Mucha reventa se concreta también vía redes sociales o de populares plataformas a las que se les escapa el control sobre mercaderías obtenidas en forma ilícita. Los celulares robados pueden comprarse baratos y venderse caros. Liberar un equipo puede costar unos 10.000 pesos, que se recuperan fácilmente cuando se pueden sacar limpios 40.000 o más si se vende en un local a la calle.
En 2017, en coordinación con las tres compañías de servicios de telefonía móvil y la base mundial GSMA, que nuclea a 750 operadores de telefonía móvil y más de 400 empresas ligadas a fabricación o provisión de tecnología, el Ente Nacional de Comunicaciones (Enacom) instrumentó un valioso sistema de bloqueo automático para dispositivos robados. A partir del IMEI, el número que identifica a un dispositivo al conectarse a la red móvil, bastaba con que la víctima del robo denunciara la situación al *910 con los datos de su aparato para que se procediera a dar de baja la línea y bloquear el celular de inmediato. Fungirlo vía comercialización ilegal, por tanto, quedaba descartado y se desalentaba enormemente el delito.
La implementación arrancó en 2019 y solo en ese año se recibió un millón y medio de solicitudes de bloqueo gracias a campañas de comunicación que condujeron a la recuperación de miles de aparatos robados. Sin denuncia inmediata de las víctimas, el sistema se vuelve inútil y es eso lo que hoy ocurre cuando el común de la gente no toma en cuenta esa valiosa posibilidad. Si la denuncia se demora, en las cuevas se alterarán rápidamente los números de fábrica antes de que llegue el bloqueo del número de serie de IMEI robado.
Es así como, lejos de desalentarse el delito, al no poder controlarlo se lo promueve desde que la publicidad sobre la eficacia de hacer denuncias al *910 fue discontinuada.
Hoy las líneas de telefonía móvil prepagas son, por ley, nominativas, al tiempo que los sistemas de trackeo permiten a muchos usuarios rastrear rápidamente adónde han ido sus celulares robados. Así y todo, nada parece bastar para desactivar estos delitos cuando el Estado se muestra impotente y los protocolos demandan órdenes de allanamiento emitidas por fiscalías nacionales para ingresar al lugar donde el geolocalizador detectó un aparato robado.
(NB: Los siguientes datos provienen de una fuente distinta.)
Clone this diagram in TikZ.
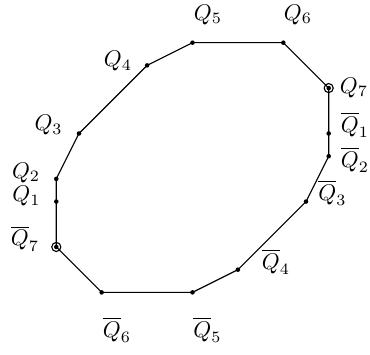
\documentclass[tikz,border=0pt]{standalone}
\usepackage{tikz}
\usetikzlibrary{calc}
\tikzset{
  edge/.style  = {draw=black, line width=0.5pt},
  dot/.style   = {fill=black},
  ring/.style  = {draw=black, line width=0.5pt},
  lbl/.style   = {inner sep=0pt, font=\normalsize},
}

\begin{document}
\begin{tikzpicture}[x=10pt, y=10pt]
  \useasboundingbox (-8.48,-8.22) rectangle (7.82,7.38);

  % vertices of the polygon
  \coordinate (q1) at (-6,-1.5);
  \coordinate (q2) at (-6,-0.5);
  \coordinate (q3) at (-5,1.5);
  \coordinate (q4) at (-2,4.5);
  \coordinate (q5) at (0,5.5);
  \coordinate (q6) at (4,5.5);
  \coordinate (q7) at (6,3.5);
  \coordinate (qb1) at (6,1.5);
  \coordinate (qb2) at (6,0.5);
  \coordinate (qb3) at (5,-1.5);
  \coordinate (qb4) at (2,-4.5);
  \coordinate (qb5) at (0,-5.5);
  \coordinate (qb6) at (-4,-5.5);
  \coordinate (qb7) at (-6,-3.5);

  \draw[edge] (q2) -- (q3) -- (q4) -- (q5) -- (q6) -- (q7) -- (qb1) -- (qb2)
    -- (qb3) -- (qb4) -- (qb5) -- (qb6) -- (qb7) -- (q1) -- (q2);

  \foreach \p in {q1,q2,q3,q4,q5,q6,q7,qb1,qb2,qb3,qb4,qb5,qb6,qb7}
    \fill[dot] (\p) circle (1pt);
  \draw[ring] (q7) circle (2pt);
  \draw[ring] (qb7) circle (2pt);

  % labels
  \node[lbl] (lq1) at (-7.31,-1.26) {$Q_1$};
  \node[lbl] (lq2) at (-7.33,-0.24) {$Q_2$};
  \node[lbl] (lq3) at (-6.34,1.87) {$Q_3$};
  \node[lbl] (lq4) at (-3.28,4.69) {$Q_4$};
  \node[lbl] (lq5) at (0.68,6.72) {$Q_5$};
  \node[lbl] (lq6) at (4.65,6.72) {$Q_6$};
  \node[lbl] (lq7) at (7.11,3.52) {$Q_7$};
  \node[lbl] (lqb1) at (7.16,1.87) {$\overline{Q}_1$};
  \node[lbl] (lqb2) at (7.16,0.33) {$\overline{Q}_2$};
  \node[lbl] (lqb3) at (6.17,-1.12) {$\overline{Q}_3$};
  \node[lbl] (lqb4) at (3.68,-4.16) {$\overline{Q}_4$};
  \node[lbl] (lqb5) at (0.66,-7.16) {$\overline{Q}_5$};
  \node[lbl] (lqb6) at (-3.33,-7.16) {$\overline{Q}_6$};
  \node[lbl] (lqb7) at (-7.38,-3.13) {$\overline{Q}_7$};
\end{tikzpicture}
\end{document}
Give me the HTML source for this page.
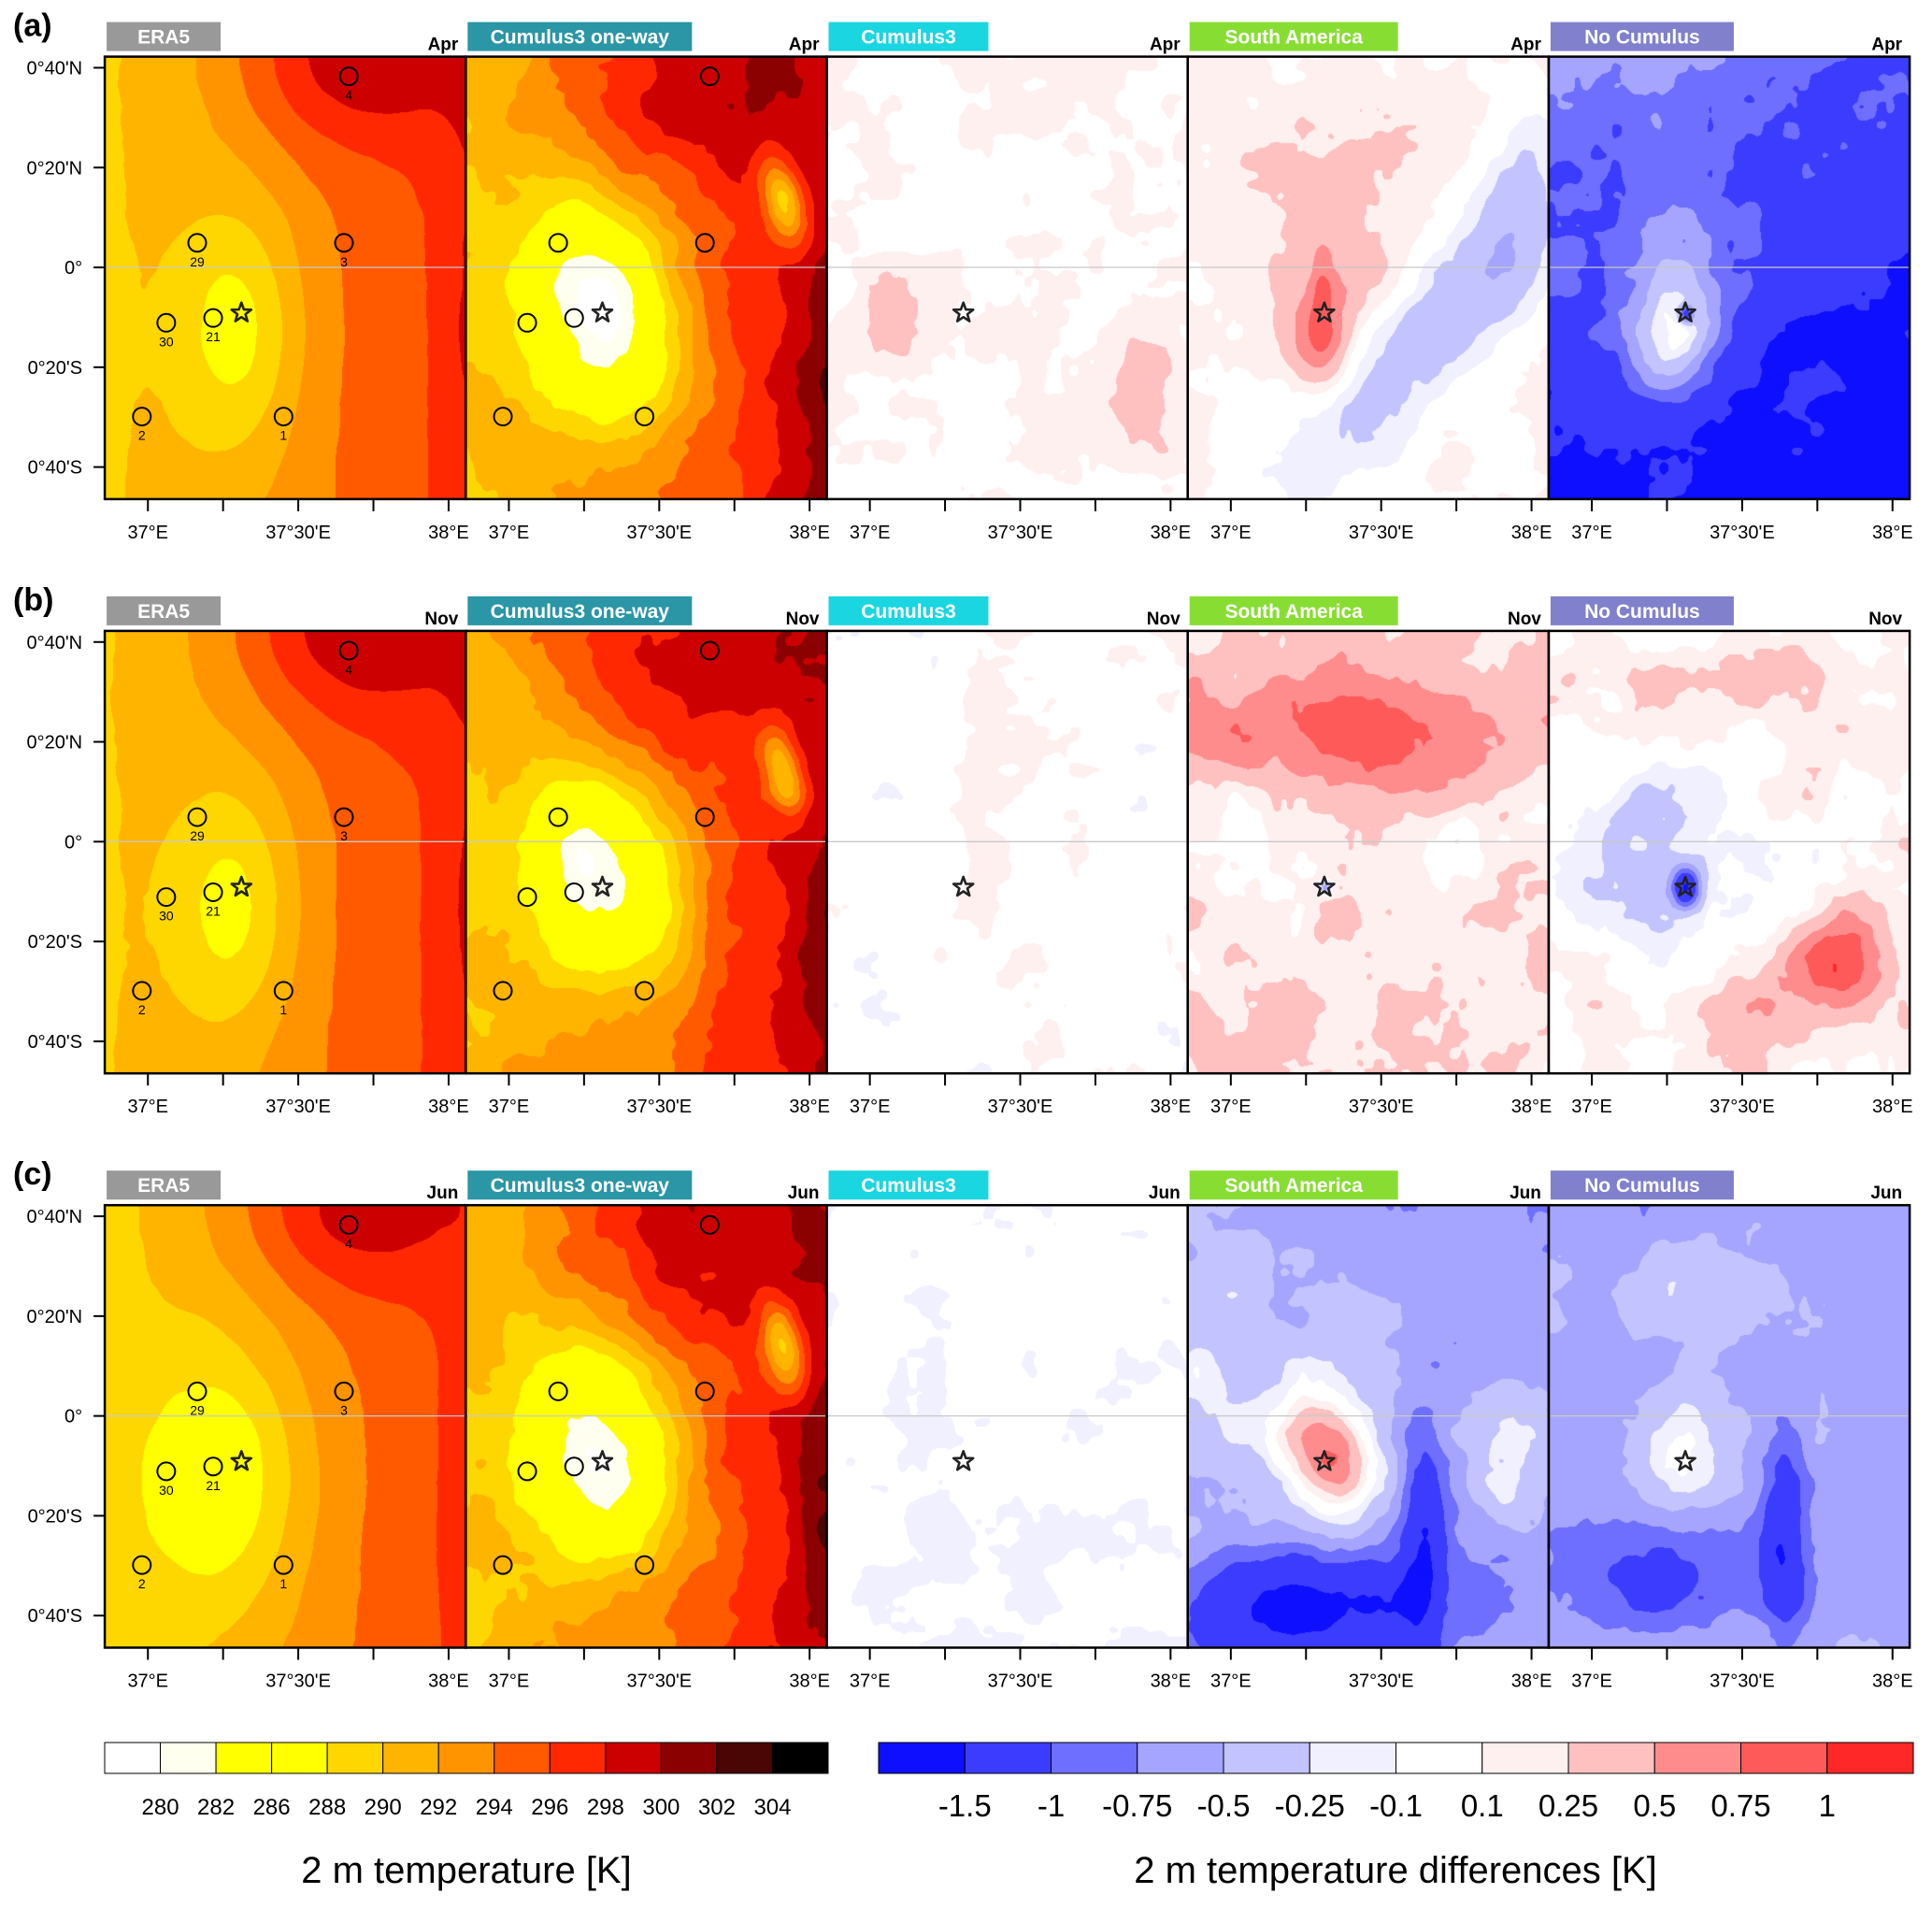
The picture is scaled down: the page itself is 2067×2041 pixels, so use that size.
<!DOCTYPE html>
<html><head><meta charset="utf-8">
<style>
html,body{margin:0;padding:0;background:#fff;}
#wrap{position:relative;width:2067px;height:2041px;overflow:hidden;background:#fff;}
canvas{position:absolute;}
svg{position:absolute;left:0;top:0;}
text{font-family:"Liberation Sans",sans-serif;}
</style></head>
<body>
<div id="wrap">
<svg id="ov" width="2067" height="2041"></svg>
</div>
<script>
// ---------- data ----------
const tempLevels=[280,282,286,288,290,292,294,296,298,300,302,304];
const tempColors=["#ffffff","#fffff0","#ffff00","#ffff00","#ffd700","#ffb400","#ff9400","#ff5a00","#ff2800","#cc0000","#8b0000","#4a0505","#000000"];
const diffLevels=[-1.5,-1,-0.75,-0.5,-0.25,-0.1,0.1,0.25,0.5,0.75,1];
const diffLabels=["-1.5","-1","-0.75","-0.5","-0.25","-0.1","0.1","0.25","0.5","0.75","1"];
const diffColors=["#0f0fff","#3c3cff","#6e6eff","#a5a5ff","#c3c3ff","#f0f0ff","#ffffff","#fff0f0","#ffc0c0","#ff8c8c","#ff5a5a","#ff2828"];
const panelTitles=["ERA5","Cumulus3 one-way","Cumulus3","South America","No Cumulus"];
const titleColors=["#999999","#2a96a6","#1ad6e0","#88dd33","#8080cc"];
const titleWidths=[122,240,171,223,196];
const rowLetters=["(a)","(b)","(c)"];
const months=["Apr","Nov","Jun"];
const stationLon=[37.668,37.164,37.652,37.061,37.217,36.98,37.451];
const stationLat=[0.638,0.082,0.082,-0.185,-0.169,-0.498,-0.498];
const stationLabels=["4","29","3","30","21","2","1"];
const starLon=37.311, starLat=-0.152;
const latTicks=[2/3,1/3,0,-1/3,-2/3];
const latTickLabels=["0°40'N","0°20'N","0°","0°20'S","0°40'S"];
const lonTicks=[37,37.25,37.5,37.75,38];
const lonLabelVals=[37,37.5,38];
const lonLabels=["37°E","37°30'E","38°E"];
// field specs: [type, base, gradU, gradV, noiseAmp, seed, blobs [u,v,sx,sy,angleDeg,amp]]
const fieldSpecs=[
 [ // row a
  ["T",289.6,7,0,0.15,1,[[0.37,0.62,0.17,0.28,0,-5.0],[0.67,0.0,0.3,0.2,0,5],[1.0,0.6,0.07,0.5,0,1.6]]],
  ["T",290,8.5,0,1.6,2,[[0.38,0.58,0.2,0.25,-30,-14],[0.6,0.05,0.4,0.22,0,4],[1.0,0.72,0.1,0.35,0,3.2],[0.88,0.32,0.05,0.1,-20,-8]]],
  ["D",0.08,0,0,0.17,3,[[0.2,0.6,0.12,0.12,0,0.2],[0.88,0.72,0.12,0.15,0,0.28]]],
  ["D",0.12,0,0,0.14,4,[[0.6,0.68,0.55,0.15,135,-0.6],[0.9,0.35,0.1,0.3,0,-0.25],[0.4,0.5,0.22,0.3,0,0.3],[0.37,0.64,0.08,0.1,0,0.6],[0.37,0.52,0.03,0.1,0,0.3]]],
  ["D",-0.7,-0.3,-0.9,0.3,5,[[0.35,0.62,0.12,0.15,0,0.9],[0.35,0.55,0.22,0.28,0,0.5],[0.38,0.58,0.02,0.02,0,-1]]]
 ],
 [ // row b
  ["T",289.8,7,0,0.15,6,[[0.36,0.62,0.17,0.28,0,-5.0],[0.67,0.0,0.3,0.2,0,5],[1.0,0.6,0.07,0.5,0,1.4]]],
  ["T",290.2,8.5,0,1.6,7,[[0.38,0.56,0.2,0.25,-30,-13.5],[0.6,0.05,0.4,0.22,0,4],[1.0,0.75,0.1,0.35,0,3],[0.88,0.32,0.05,0.1,-20,-8]]],
  ["D",0.03,0,0,0.22,8,[[0.1,0.7,0.15,0.2,0,-0.15],[0.95,0.9,0.08,0.08,0,-0.2]]],
  ["D",0.25,0,0,0.25,9,[[0.45,0.2,0.5,0.12,0,0.55],[0.6,0.3,0.2,0.1,0,0.3],[0.3,0.5,0.25,0.12,0,-0.2],[0.8,0.45,0.15,0.12,0,-0.25],[0.38,0.58,0.015,0.015,0,-0.8]]],
  ["D",0.08,0,0,0.25,10,[[0.25,0.5,0.3,0.2,0,-0.5],[0.38,0.58,0.04,0.05,0,-1.3],[0.8,0.73,0.12,0.1,0,0.8],[0.6,0.85,0.3,0.12,0,0.3],[0.5,0.1,0.4,0.1,0,0.2]]]
 ],
 [ // row c
  ["T",289.2,7,0,0.15,11,[[0.33,0.62,0.22,0.3,0,-5.5],[0.67,0.0,0.3,0.2,0,5],[1.0,0.6,0.07,0.5,0,1.4]]],
  ["T",290,8.5,0,1.6,12,[[0.38,0.57,0.2,0.25,-30,-13.5],[0.6,0.05,0.4,0.22,0,4],[1.0,0.7,0.1,0.4,0,3],[0.88,0.32,0.05,0.1,-20,-8]]],
  ["D",-0.07,0,0,0.1,13,[[0.3,0.7,0.3,0.2,0,-0.05]]],
  ["D",-0.5,-0.2,0,0.22,14,[[0.35,0.5,0.22,0.22,0,0.5],[0.4,0.57,0.1,0.13,-40,1.0],[0.3,0.9,0.35,0.12,0,-1.2],[0.65,0.75,0.06,0.25,0,-0.8],[0.9,0.55,0.12,0.2,0,0.45],[0.05,0.35,0.1,0.2,0,0.3]]],
  ["D",-0.6,0,0,0.22,15,[[0.38,0.55,0.12,0.15,0,0.55],[0.65,0.75,0.06,0.22,0,-0.8],[0.3,0.85,0.35,0.12,0,-0.5],[0.4,0.2,0.25,0.1,0,0.3]]]
 ]
];
// ---------- layout ----------
const PX0=112.1, PW=386.2, PH=473.3;
const rowTops=[60.6,674.9,1289.2];
const lonL=36.8566, lonR=38.057, latT=0.7037, latB=-0.7737;
function xOf(col,lon){return PX0+col*PW+(lon-lonL)/(lonR-lonL)*PW;}
function yOf(row,lat){return rowTops[row]+(latT-lat)/(latT-latB)*PH;}
const NS="http://www.w3.org/2000/svg";
const ov=document.getElementById('ov');
function mk(tag,attrs,parent){const e=document.createElementNS(NS,tag);for(const k in attrs)e.setAttribute(k,attrs[k]);(parent||ov).appendChild(e);return e;}
function hexRGB(h){return [parseInt(h.substr(1,2),16),parseInt(h.substr(3,2),16),parseInt(h.substr(5,2),16)];}
const tRGB=tempColors.map(hexRGB), dRGB=diffColors.map(hexRGB);
function classify(v,levels){let i=0;while(i<levels.length&&v>=levels[i])i++;return i;}
function hash(ix,iy,s){let h=ix*374761393+iy*668265263+s*982451653;h=(h^(h>>>13))*1274126177;h=h^(h>>>16);return ((h>>>0)%100000)/100000;}
function vnoise(x,y,s){const ix=Math.floor(x),iy=Math.floor(y);let fx=x-ix,fy=y-iy;fx=fx*fx*(3-2*fx);fy=fy*fy*(3-2*fy);
 const a=hash(ix,iy,s),b=hash(ix+1,iy,s),c=hash(ix,iy+1,s),d=hash(ix+1,iy+1,s);
 return (a+(b-a)*fx+(c-a)*fy+(a-b-c+d)*fx*fy)*2-1;}
function fbm(u,v,s){return 0.55*vnoise(u*7,v*8,s)+0.3*vnoise(u*16,v*19,s+50)+0.15*vnoise(u*38,v*45,s+99);}
function fieldVal(sp,u,v){
 let val=sp[1]+sp[2]*u+sp[3]*v;
 for(const b of sp[6]){const a=b[4]*Math.PI/180,ca=Math.cos(a),sa=Math.sin(a);const dx=u-b[0],dy=v-b[1];
  const p=dx*ca+dy*sa,q=-dx*sa+dy*ca;val+=b[5]*Math.exp(-(p*p/(b[2]*b[2])+q*q/(b[3]*b[3])));}
 if(sp[4])val+=sp[4]*fbm(u,v,sp[5]);
 return val;}
// ---------- panels ----------
const wrap=document.getElementById('wrap');
for(let r=0;r<3;r++){
 for(let c=0;c<5;c++){
  const sp=fieldSpecs[r][c];
  const cv=document.createElement('canvas');
  const W=Math.round(PW),H=Math.round(PH);
  cv.width=W;cv.height=H;
  cv.style.left=(PX0+c*PW)+'px';cv.style.top=rowTops[r]+'px';
  cv.style.width=PW+'px';cv.style.height=PH+'px';
  
  
  wrap.insertBefore(cv,ov);
  const ctx=cv.getContext('2d');const img=ctx.createImageData(W,H);const d=img.data;
  const isT=sp[0]==="T";
  for(let y=0;y<H;y++)for(let x=0;x<W;x++){
   const v=fieldVal(sp,x/W,y/H);
   const col=isT?tRGB[classify(v,tempLevels)]:dRGB[classify(v,diffLevels)];
   const i=(y*W+x)*4;d[i]=col[0];d[i+1]=col[1];d[i+2]=col[2];d[i+3]=255;}
  ctx.putImageData(img,0,0);
 }
}
// ---------- overlay ----------
for(let r=0;r<3;r++){
 const top=rowTops[r];
 const lt=mk('text',{x:14,y:top-22,'font-size':34,'font-weight':'bold',fill:'#000'});
 lt.textContent=rowLetters[r];
 
 
 const eq=mk('line',{x1:PX0,x2:PX0+5*PW,y1:yOf(r,0),y2:yOf(r,0),stroke:'#c8c8c8','stroke-width':1.3});
 
 
 latTicks.forEach((lat,i)=>{
  const y=yOf(r,lat);
  const tk=mk('line',{x1:PX0-12,x2:PX0,y1:y,y2:y,stroke:'#000','stroke-width':2});
  
  
  const tl=mk('text',{x:PX0-24,y:y+7,'font-size':20,'text-anchor':'end',fill:'#000'});
  tl.textContent=latTickLabels[i];
  
  
 });
 for(let c=0;c<5;c++){
  const x0=PX0+c*PW;
  const tb=mk('rect',{x:x0+2,y:top-37,width:titleWidths[c],height:31,fill:titleColors[c]});
  
  
  const tt=mk('text',{x:x0+2+titleWidths[c]/2,y:top-14,'font-size':21,'font-weight':'bold','text-anchor':'middle',fill:'#fff'});
  tt.textContent=panelTitles[c];
  
  
  const mt=mk('text',{x:x0+PW-8,y:top-7,'font-size':19,'font-weight':'bold','text-anchor':'end',fill:'#000'});
  mt.textContent=months[r];
  
  
  lonTicks.forEach(lon=>{
   const x=xOf(c,lon);
   const tk=mk('line',{x1:x,x2:x,y1:top+PH,y2:top+PH+13,stroke:'#000','stroke-width':2});
   
   
  });
  lonLabelVals.forEach((lon,i)=>{
   const tl=mk('text',{x:xOf(c,lon),y:top+PH+42,'font-size':20,'text-anchor':'middle',fill:'#000'});
   tl.textContent=lonLabels[i];
   
   
  });
  if(c<2){
   const sp=fieldSpecs[r][c];
   stationLon.forEach((lon,i)=>{
    const cx=xOf(c,lon),cy=yOf(r,stationLat[i]);
    const tv=fieldVal(sp,(cx-x0)/PW,(cy-top)/PH);
    const fc=tempColors[classify(tv,tempLevels)];
    const st=mk('circle',{cx:cx,cy:cy,r:9.5,fill:fc,stroke:'#000','stroke-width':2});
    
    
    if(c===0){
     const sl=mk('text',{x:cx,y:cy+25,'font-size':14,'text-anchor':'middle',fill:'#000'});
     sl.textContent=stationLabels[i];
     
     
    }
   });
  }
  const sx=xOf(c,starLon),sy=yOf(r,starLat);let pts=[];
  for(let k=0;k<10;k++){const a=-Math.PI/2+k*Math.PI/5,rr=k%2?4.5:11;pts.push((sx+rr*Math.cos(a)).toFixed(1)+','+(sy+rr*Math.sin(a)).toFixed(1));}
  const star=mk('polygon',{points:pts.join(' '),fill:'none',stroke:'#222','stroke-width':2.6,'stroke-linejoin':'round'});
  
  
  const bd=mk('rect',{x:x0,y:top,width:PW,height:PH,fill:'none',stroke:'#000','stroke-width':2.5});
  
  
 }
}
// ---------- colorbars ----------
const cbY=1864,cbH=33;
(function(){
 const x0=112,x1=886,n=tempColors.length,w=(x1-x0)/n;
 tempColors.forEach((col,i)=>{
  const rc=mk('rect',{x:x0+i*w,y:cbY,width:w,height:cbH,fill:col,stroke:'#000','stroke-width':1});
  
  
 });
 tempLevels.forEach((lv,i)=>{
  const t=mk('text',{x:x0+(i+1)*w,y:1941,'font-size':24,'text-anchor':'middle',fill:'#000'});
  t.textContent=lv;
  
  
 });
 const tt=mk('text',{x:499,y:2014,'font-size':40,'text-anchor':'middle',fill:'#000'});
 tt.textContent="2 m temperature [K]";
 
 
})();
(function(){
 const x0=940,x1=2047,n=diffColors.length,w=(x1-x0)/n;
 diffColors.forEach((col,i)=>{
  const rc=mk('rect',{x:x0+i*w,y:cbY,width:w,height:cbH,fill:col,stroke:'#000','stroke-width':1});
  
  
 });
 diffLabels.forEach((lb,i)=>{
  const t=mk('text',{x:x0+(i+1)*w,y:1943,'font-size':33,'text-anchor':'middle',fill:'#000'});
  t.textContent=lb;
  
  
 });
 const tt=mk('text',{x:1493,y:2014,'font-size':40,'text-anchor':'middle',fill:'#000'});
 tt.textContent="2 m temperature differences [K]";
 
 
})();
</script>
</body></html>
Hablamos de un delito creciente que sigue cobrándose vidas ante la mirada desentendida de un gobierno mucho más preocupado por defender presuntos derechos de los delincuentes que por proteger a la población honesta. Revertir la tendencia en este caso resulta francamente sencillo. Pero no se hace. Bastaría con la voluntad política para retomar las buenas prácticas de gestiones anteriores, impulsando las campañas de difusión sobre la conveniencia de denunciar el IMEI del dispositivo robado para desalentar un delito que ya se ha cobrado demasiadas vidas.